After Ward moved to skip her own team in Newfoundland and Labrador, the team brought on veteran Andrea Crawford to skip the team with Armstrong sliding down to second. At the 2019 New Brunswick Scotties Tournament of Hearts, Team Crawford posted a perfect 5–0 record en route to capturing the title. At the Hearts, the team went 3–4, missing the playoffs.

To start the 2019–20 curling season, Team Crawford won their first two events, the Steele Cup Cash and the Atlantic Superstore Monctonian Challenge. They played in a Grand Slam event, the 2019 Tour Challenge Tier 2. After a 2–2 round robin record, they lost the tiebreaker to Jestyn Murphy. The team defended their provincial title by winning the 2020 New Brunswick Scotties Tournament of Hearts in late January 2020. At the Hearts, the Crawford rink started with three losses before rallying off four wins in a row including scoring a seven ender against top-seeded Manitoba's Kerri Einarson rink to win 13–7 and defeating Team Canada (skipped by Chelsea Carey) 7–5. Their 4–3 round robin record qualified them for the tiebreaker against Saskatchewan's Robyn Silvernagle rink. Saskatchewan took two in the extra end for a 9–7 victory, eliminating New Brunswick from contention. After the season, Armstrong announced she would be moving to Saskatchewan for the 2020–21 season.

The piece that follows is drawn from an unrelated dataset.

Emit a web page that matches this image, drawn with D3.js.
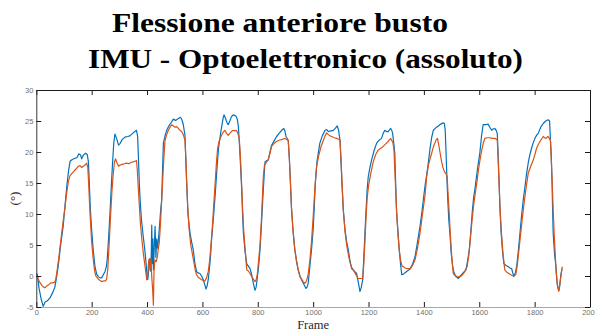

On March 19, 2020, it was announced that Armstrong would be joining the new team of Stephanie Schmidt, Brooklyn Stevenson, and Rachel Erickson. The team played in three local events during the abbreviated season, qualifying in one of them. After the season, Brooklyn Stevenson left the team. Armstrong, Schmidt and Erickson then added Chelsea Carey and Jolene Campbell for the 2021–22 season, shifting Armstrong to lead.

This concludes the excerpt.